Если история мира – это не что иное, как скрещение множества образов, которые мы создаём себе о мире, причём ни один из них не может претендовать на «истинность» сам по себе, то Поминки по Финнегану
как отображение мира не могут не рассыпаться на огромное количество историй. Здесь каждая история заканчивается, чтобы быть подхваченной другой историей, а та, в свою очередь, рассеивается в множестве других, которые вновь соединяются, сходя на нет в плавящем океане языка, где всё является одновременно началом и концом. Не случайно, в то время как в Улиссе Молли Блум изображает землю как элемент плодородия, теперь же это плодородие переходит к воде. Тем не менее, даже представляя собой некое подобие океана, в котором все пути или возможные толкования стираются в тот самый момент, в который они преодолеваются, Поминки по Финнегану предполагают, что у всего есть своё начало, развитие, конец и снова начало. Это повторяющиеся циклы Вико, присутствие которых в произведении недвусмысленно подтверждается самим Джойсом. Отсюда та циклическая структура текста, – начинающегося там, где он заканчивается, и где первое слово связано с последним – которая превращает книгу в самый настоящий work in progress.Именно потому, что в этом произведении нет ясным образом определённого героя, внутренний монолог и поток сознания принадлежат не индивидуальному сознанию, но скорее, самому языку. Следовательно, Поминки по Финнегану
представляются как work in progress, то есть задача в ходе выполнения, выполнение которой, в отличие от Улисса, решается целым рядом центров, развивающихся, на лингвистическом и повествовательном уровнях, в самых разных направлениях. То есть, в ней мы не находим предписанной с самого начала, префигурированной структуры, которой бы следовало повествование, но скорее – обратную прокрутку самого повествования, конфигурирующего структуру не статичную, подчиняющуюся уточняющим дополнениям или изъятиям.
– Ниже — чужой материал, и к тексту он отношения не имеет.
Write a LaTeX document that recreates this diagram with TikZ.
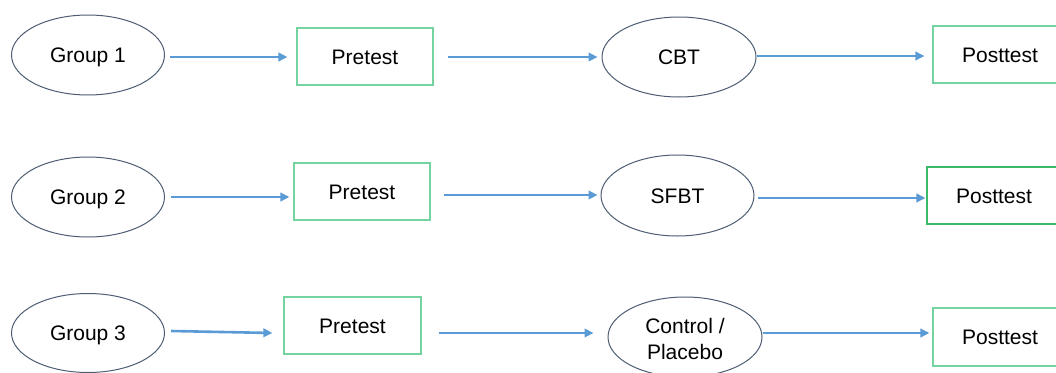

И именно мощное действие непрекращающихся эпифанических моментов языка формирует такую структуру в качестве примера.Глава четвёртая
Музиль: утопия целостности
1. Эссеизм и целостность
Произведение Пруста и произведение Музиля сходятся в одном направлении, составляя, тем не менее, два его противоположных полюса1
. В самом деле, и в том, и в другом случае мы находим сознание, которое в своей полноте выражает обобщающее видение мира. Музиль пишет роман о сознании, но при этом, отказываясь считать истинной лишь внутреннюю жизнь, прилагает усилия, чтобы осуществить синтез между V и действительностью. Таким образом, в то время как ностальгия и желание целостности главенствуют в развитии Поисков, у Музиля ностальгия будет появляться только применительно к понятию странствия, когда он осознает крушение собственных надежд: создать лучший мир на каркасе прежнего. Если от Пруста до Музиля мир романа держится на потребности в обобщении для того, чтобы преобразить хаос во вселенную, чтобы воссоздать мир из осколков, – то, что для Пруста будет представлять победу, для Музиля останется возможностью, следующей за поражением. В самом деле, тогда как в начале романа утопия человека «без свойств» рождается из надежды возможного синтеза между «я» и обществом, то лишь после своего провала в «Параллельной Акции» Ульрих – главный герой – замкнётся в созерцательной жизни, отрицая тем самым идею, что целостность может быть обретена в действительности.Тем не менее, остаётся фактом, что как у Пруста, так и у Джойса и у Музиля романная действительность «перенасыщена» значениями, ведь всё то, что происходит, имеет свой, скрытый в большей или в меньшей степени смысл. Если ранее было установлено, что Пруст и Музиль располагаются в рамках одного и того же направления пусть и представляя собой два его разных полюса, – того направления, которое, начиная с Теории романа
Лукача, указывалось как «направление-Флобер» – это оправдывается фактом, что произведениям обоих свойственны те элементы, которые для Лукача составляют характерную особенность» романа: поиск смысла, целостность, размышление, имеющее целью сделать из романа скорее «роман-эссе», и, наконец, осознание того, что эту целостность и этот смысл можно дать в произведении, но не в жизни.